◆ Direction ◆
From the entries that follow, list every line in which the string "chart" appears.

Dataset entries:
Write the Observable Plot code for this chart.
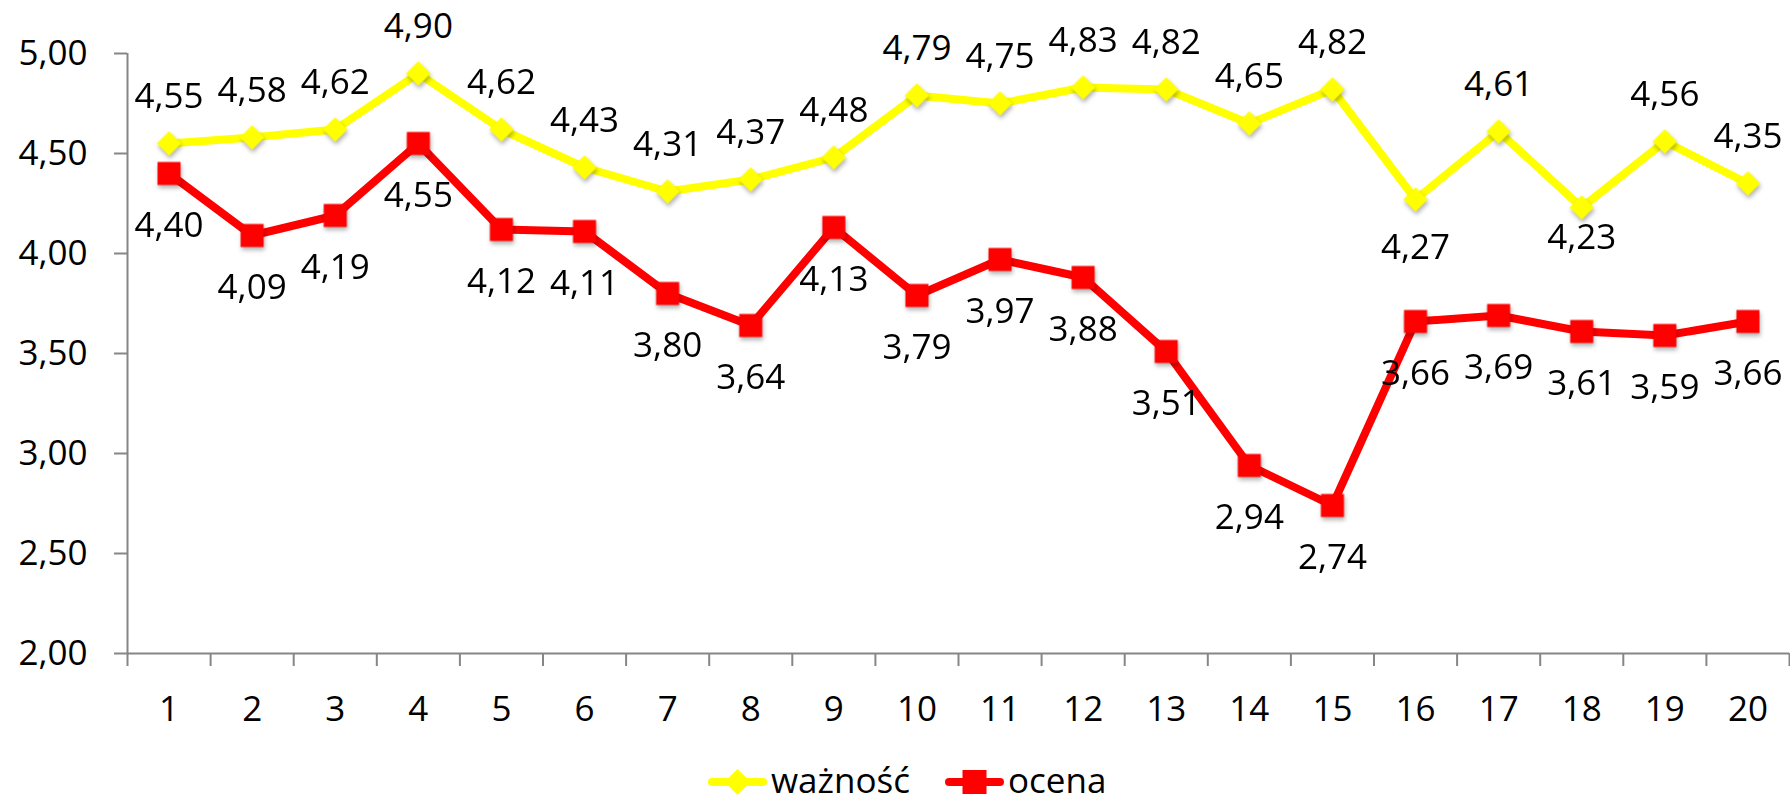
<!DOCTYPE html>
<html><head><meta charset="utf-8">
<script src="https://cdn.jsdelivr.net/npm/d3@7"></script>
<script src="https://cdn.jsdelivr.net/npm/@observablehq/plot@0.6"></script>
<style>
body{margin:0;background:#fff;font-family:"Open Sans",sans-serif;}
#chart svg{display:block}
#legend{position:relative;height:45px;width:1790px}
#legend .sw{position:absolute}
#legend .lt{position:absolute;font-size:35px;line-height:35px;color:#000;white-space:nowrap}
</style></head><body>
<div id="chart"></div>
<div id="legend"></div>
<script>
const categories = [1,2,3,4,5,6,7,8,9,10,11,12,13,14,15,16,17,18,19,20];
const waznosc = [4.55,4.58,4.62,4.90,4.62,4.43,4.31,4.37,4.48,4.79,4.75,4.83,4.82,4.65,4.82,4.27,4.61,4.23,4.56,4.35];
const ocena = [4.40,4.09,4.19,4.55,4.12,4.11,3.80,3.64,4.13,3.79,3.97,3.88,3.51,2.94,2.74,3.66,3.69,3.61,3.59,3.66];
const yTicks = [2,2.5,3,3.5,4,4.5,5];
const seriesNames = ["ważność","ocena"];
const colors = ["#FFFF00","#FF0000"];

// label placement (pixel offsets from point), exceptions for ważność
const wazDyDefault = -47, ocenaDy = 52;
const wazDyExceptions = {16: 48, 18: 30};

const fmt = v => d3.format(".2f")(v).replace(".", ",");
const rows = categories.map((c,i)=>({c, w: waznosc[i], o: ocena[i]}));
const bounds = d3.range(0.5, categories.length + 1, 1);
const axisColor = "#868686";

const wazGroups = d3.groups(rows, r => wazDyExceptions[r.c] ?? wazDyDefault);

const plot = Plot.plot({
  width: 1790, height: 755,
  marginTop: 53, marginLeft: 127, marginRight: 1, marginBottom: 102,
  style: {fontFamily: '"Open Sans", sans-serif', fontSize: "35px", color: "#000", background: "#fff"},
  x: {domain: [0.5, categories.length + 0.5], axis: null, label: null},
  y: {domain: [2, 5], axis: null, label: null},
  marks: [
    Plot.axisY(yTicks, {tickSize: 13, tickPadding: 27, tickFormat: fmt, stroke: axisColor, strokeWidth: 2, fill: "#000", fontSize: 35, label: null}),
    Plot.axisX(bounds, {tickSize: 13, tickFormat: () => "", stroke: axisColor, strokeWidth: 2, label: null}),
    Plot.axisX(categories, {tickSize: 0, tickPadding: 43, tickFormat: d => String(d), fill: "#000", fontSize: 35, label: null}),
    Plot.ruleY([2], {stroke: axisColor, strokeWidth: 2}),
    Plot.ruleX([0.5], {y1: 2, y2: 5, stroke: axisColor, strokeWidth: 2}),
    Plot.line(rows, {x: "c", y: "w", stroke: colors[0], strokeWidth: 8, strokeLinejoin: "round"}),
    Plot.dot(rows, {x: "c", y: "w", symbol: "diamond2", r: 11, fill: colors[0], stroke: "none", className: "mk"}),
    Plot.line(rows, {x: "c", y: "o", stroke: colors[1], strokeWidth: 8, strokeLinejoin: "round"}),
    Plot.dot(rows, {x: "c", y: "o", symbol: "square", r: 13, fill: colors[1], stroke: "none", className: "mk"}),
    ...wazGroups.map(([dy, g]) => Plot.text(g, {x: "c", y: "w", text: d => fmt(d.w), dy, fill: "#000", fontSize: 35})),
    Plot.text(rows, {x: "c", y: "o", text: d => fmt(d.o), dy: ocenaDy, fill: "#000", fontSize: 35})
  ]
});
d3.select(plot).selectAll(".mk").style("filter", "drop-shadow(1px 3px 2px rgba(0,0,0,0.3))");
document.getElementById("chart").appendChild(plot);

// legend
const legend = d3.select("#legend");
const items = [
  {name: seriesNames[0], color: colors[0], sym: "diamond", left: 708, textLeft: 771},
  {name: seriesNames[1], color: colors[1], sym: "square", left: 945, textLeft: 1008}
];
items.forEach(it => {
  const s = legend.append("svg").attr("class", "sw").attr("width", 60).attr("height", 30)
    .style("left", it.left + "px").style("top", "12px");
  s.append("line").attr("x1", 4).attr("x2", 55).attr("y1", 15).attr("y2", 15)
    .attr("stroke", it.color).attr("stroke-width", 8).attr("stroke-linecap", "round");
  if (it.sym === "diamond") {
    s.append("path").attr("d", "M29.5,2L42.5,15L29.5,28L16.5,15Z").attr("fill", it.color);
  } else {
    s.append("rect").attr("x", 17.5).attr("y", 3).attr("width", 24).attr("height", 24).attr("fill", it.color);
  }
  legend.append("span").attr("class", "lt").style("left", it.textLeft + "px").style("top", "7px").text(it.name);
});
</script>
</body></html>
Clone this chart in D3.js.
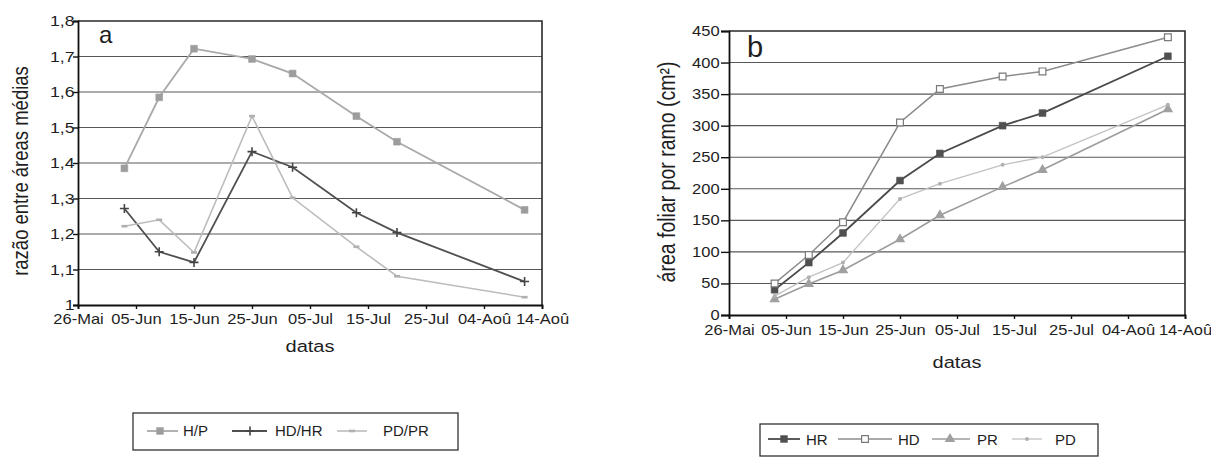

◆ Solution ◆
Write the Observable Plot code for this chart.
#chart svg{display:block}
<div id="chart"></div>
document.getElementById("chart").appendChild(plot);
Clone this chart in D3.js.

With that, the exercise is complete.